* WHAT TO PRODUCE:
Everything from the first line of the data below through the line that contains "ax = fig.add_axes([0, 0, 1, 1])" should be written out exactly, please, and nothing more; the pictures stay out.

* AVAILABLE DATA:

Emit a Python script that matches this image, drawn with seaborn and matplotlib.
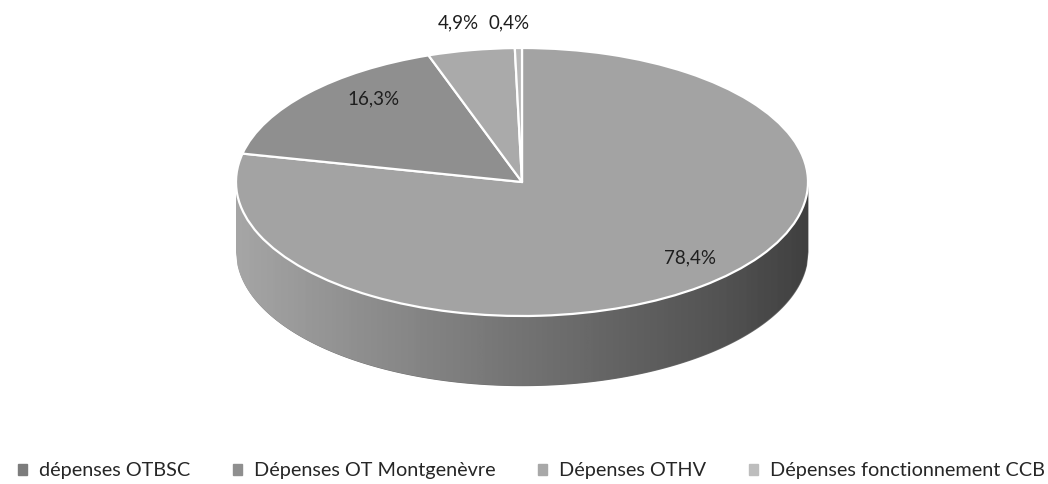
import numpy as np
import matplotlib
matplotlib.use("Agg")
import matplotlib.pyplot as plt
from matplotlib.patches import PathPatch
import seaborn as sns

categories = ["dépenses OTBSC", "Dépenses OT Montgenèvre", "Dépenses OTHV",
              "Dépenses fonctionnement CCB"]
shares = [78.4, 16.3, 4.9, 0.4]

sns.set_theme(style="white")
plt.rcParams["font.family"] = ["Lato", "DejaVu Sans"]

top_colors = ["#a3a3a3", "#8f8f8f", "#aaaaaa", "#b8b8b8"]
legend_colors = ["#7c7c7c", "#8f8f8f", "#a8a8a8", "#bdbdbd"]

W, H = 1048, 484
fig = plt.figure(figsize=(W / 100, H / 100), dpi=100)
ax = fig.add_axes([0, 0, 1, 1])

# side band of the 3d disc, shaded left->right
depth = 0.52
xs = np.linspace(-1, 1, 400)
lower = -np.sqrt(1 - xs ** 2)
side = ax.fill_between(xs, lower - depth, lower, color="#6e6e6e", lw=0)
clip = PathPatch(side.get_paths()[0], transform=ax.transData, fc="none", ec="none")
ax.add_patch(clip)
grad = np.linspace(0.45, 0.8, 256).reshape(1, -1)
im = ax.imshow(grad, extent=[-1, 1, -1 - depth, 0], cmap="Greys", vmin=0, vmax=1,
               aspect="auto", zorder=1)
im.set_clip_path(clip)

wedges, texts, autotexts = ax.pie(
    shares, colors=top_colors, startangle=90, counterclock=False,
    autopct=lambda p: f"{p:.1f}%".replace(".", ","), pctdistance=0.78,
    wedgeprops=dict(edgecolor="white", linewidth=1.6),
    textprops=dict(fontsize=13.5, color="#1e1e1e"))
for w in wedges:
    w.set_zorder(2)
for t in autotexts:
    t.set_zorder(3)

# label placement (the two small slices sit above the disc)
autotexts[0].set_position((0.587, -0.567))
autotexts[1].set_position((-0.52, 0.62))
autotexts[2].set_position((-0.224, 1.19))
autotexts[3].set_position((-0.045, 1.19))

# squash the circle into the flat top ellipse (pixel geometry)
cx, cy, rx, ry = 522, 182, 286, 134
ax.set_aspect("auto")
ax.set_xlim(-cx / rx, (W - cx) / rx)
ax.set_ylim(-(H - cy) / ry, cy / ry)
ax.axis("off")

handles = [plt.Rectangle((0, 0), 1, 1, color=c) for c in legend_colors]
ax.legend(handles, categories, loc="center", bbox_to_anchor=(0.507, 0.027),
          ncol=4, frameon=False, fontsize=14.3, handlelength=0.45,
          handleheight=0.45, handletextpad=0.6, columnspacing=2.15,
          borderaxespad=0, borderpad=0)

fig.savefig("out.png", dpi=100, facecolor="white")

* RESULT:
Emit a Python script that matches this image, drawn with seaborn and matplotlib.
import numpy as np
import matplotlib
matplotlib.use("Agg")
import matplotlib.pyplot as plt
from matplotlib.patches import PathPatch
import seaborn as sns

categories = ["dépenses OTBSC", "Dépenses OT Montgenèvre", "Dépenses OTHV",
              "Dépenses fonctionnement CCB"]
shares = [78.4, 16.3, 4.9, 0.4]

sns.set_theme(style="white")
plt.rcParams["font.family"] = ["Lato", "DejaVu Sans"]

top_colors = ["#a3a3a3", "#8f8f8f", "#aaaaaa", "#b8b8b8"]
legend_colors = ["#7c7c7c", "#8f8f8f", "#a8a8a8", "#bdbdbd"]

W, H = 1048, 484
fig = plt.figure(figsize=(W / 100, H / 100), dpi=100)
ax = fig.add_axes([0, 0, 1, 1])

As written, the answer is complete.